Interpretive Summary: It is difficult to grow crops to produce enough food without losing sediment and nutrients from the fields into the nearby streams. Using a water quality simulation model (the Soil and Water Assessment Tool) in a northeastern US watershed, we simulated eight years of yield and of nutrient and sediment loss for four corn-soybean-hay crop rotations. Based on soil properties within the watershed, we moved the locations of the crop rotations within the watershed to maintain the same crop yield overall but to improve water quality at the watershed outlet. This research, based on a framework that is being considered in Europe, showed that the watershed water quality could potentially be improved by switching around 70% of the crop rotations among the available agricultural land. However, a next important step is to consider the production feasibility of these crop changes within the existing farm systems.

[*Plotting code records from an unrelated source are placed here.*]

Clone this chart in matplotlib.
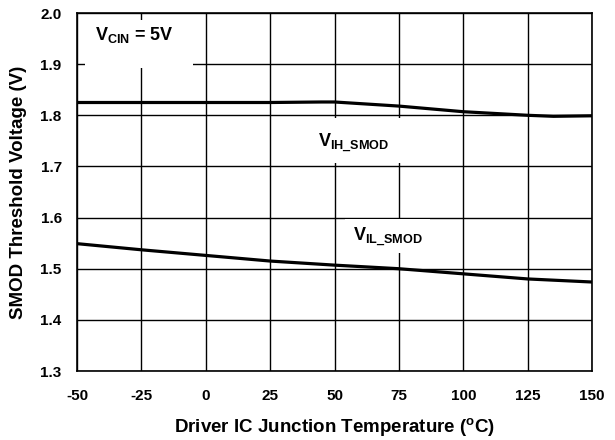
import numpy as np
import matplotlib
matplotlib.use("Agg")
import matplotlib.pyplot as plt
import matplotlib.patches as mpatches

plt.rcParams['font.family'] = ['Liberation Sans', 'DejaVu Sans']
plt.rcParams['font.weight'] = 'bold'
plt.rcParams['mathtext.fontset'] = 'custom'
plt.rcParams['mathtext.rm'] = 'Liberation Sans:bold'
plt.rcParams['mathtext.bf'] = 'Liberation Sans:bold'
plt.rcParams['mathtext.it'] = 'Liberation Sans:bold'

# data
temp = [-50, -25, 0, 25, 45, 50, 75, 100, 125, 135, 150]
v_ih = [1.825, 1.825, 1.825, 1.825, 1.826, 1.826, 1.818, 1.807, 1.800, 1.798, 1.799]
temp_il = [-50, -25, 0, 25, 50, 75, 100, 125, 150]
v_il = [1.549, 1.537, 1.526, 1.515, 1.507, 1.500, 1.490, 1.480, 1.474]

x_ticks = [-50, -25, 0, 25, 50, 75, 100, 125, 150]
y_ticks = [1.3, 1.4, 1.5, 1.6, 1.7, 1.8, 1.9, 2.0]

fig = plt.figure(figsize=(6.15, 4.4), dpi=100)
ax = fig.add_axes([77 / 615, (440 - 371) / 440, (592 - 77) / 615, (371 - 13) / 440])

ax.plot(temp, v_ih, color='black', lw=2.3, zorder=3)
ax.plot(temp_il, v_il, color='black', lw=2.3, zorder=3)

ax.set_xlim(-50, 150)
ax.set_ylim(1.3, 2.0)
ax.set_xticks(x_ticks)
ax.set_yticks(y_ticks)
ax.set_xticklabels([str(t) for t in x_ticks])
ax.set_yticklabels([f"{v:.1f}" for v in y_ticks])
ax.tick_params(length=0, labelsize=11, pad=11)
ax.tick_params(axis='x', pad=13)
ax.grid(True, color='black', lw=1.0)
for s in ax.spines.values():
    s.set_linewidth(1.2)
    s.set_zorder(4)

ax.set_xlabel(r'Driver IC Junction Temperature ($^{\mathrm{o}}$C)', fontsize=13.5, fontweight='bold', labelpad=9)
ax.set_ylabel('SMOD Threshold Voltage (V)', fontsize=13.5, fontweight='bold', labelpad=10)

# white patches that break the grid behind the labels
for (x0, y0, w, h) in [(-47, 1.893, 42, 0.093), (40, 1.706, 39, 0.088), (54, 1.531, 33, 0.067)]:
    ax.add_patch(mpatches.Rectangle((x0, y0), w, h, facecolor='white', edgecolor='none', zorder=2))

ax.text(-43, 1.957, r'$\mathrm{V}_{\mathrm{CIN}}$ = 5V', fontsize=13, ha='left', va='center', zorder=3)
ax.text(57.3, 1.745, r'$\mathrm{V}_{\mathrm{IH\_SMOD}}$', fontsize=13, ha='center', va='center', zorder=3)
ax.text(70.7, 1.561, r'$\mathrm{V}_{\mathrm{IL\_SMOD}}$', fontsize=13, ha='center', va='center', zorder=3)

fig.savefig('out.png', dpi=100)
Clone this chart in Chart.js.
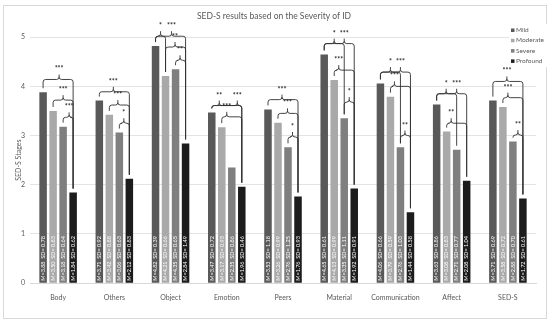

Technical Abstract: Meeting the growing food production needs of a society, while simultaneously maintaining or improving water quality, is a challenge facing many watersheds around the world. Across many nations, entrepreneurial agriculture is a norm where farmers dictate what to plant and when based on market demand. As an alternative. the European Union (EU) has explored the potential of a soil-based land use framework in achieving economic and environmental targets in agriculturally dominated watersheds; however, this framework has not been explored in US. We investigated the potential for a EU styled soil-based land use framework to improve water quality (ecosystem service water purification) while maintaining crop yields (ecosystem service food production) in a sub-watershed of the Chesapeake Bay. The Soil and Water Assessment Tool (SWAT) was utilized to model crop growth, and losses of total nitrogen (TN), total phosphorus (TP) and sediment for an 8-year period (2010 - 2017). An optimum crop reallocation scenario was designed, such that the locations of 4 crop rotations within the watershed were changed based on soil properties, but the watershed acreage of each remained the same. Considering only areas currently in agricultural production, we reallocated hay onto landscapes most vulnerable to erosion and nutrient loss, whereas corn-soybean rotations were reallocated onto less vulnerable areas. In the optimum reallocation scenario, 28% of agricultural lands remained the same crop rotation as the baseline scenario while 72% were reassigned. SWAT simulation results indicate crop reallocation alone reduced TN, TP and sediment losses by 15%, 14% and 39%, respectively at an annual average scale, which suggests that simply redistributing crops across an impaired watershed can make significant water quality improvements even without additional structural best management practices. Although watershed-scale benefits were evaluated here, future research is needed to understand how this approach affects farm-level factors, as implementation may require a percentage of farmers to change the type of crops they grow.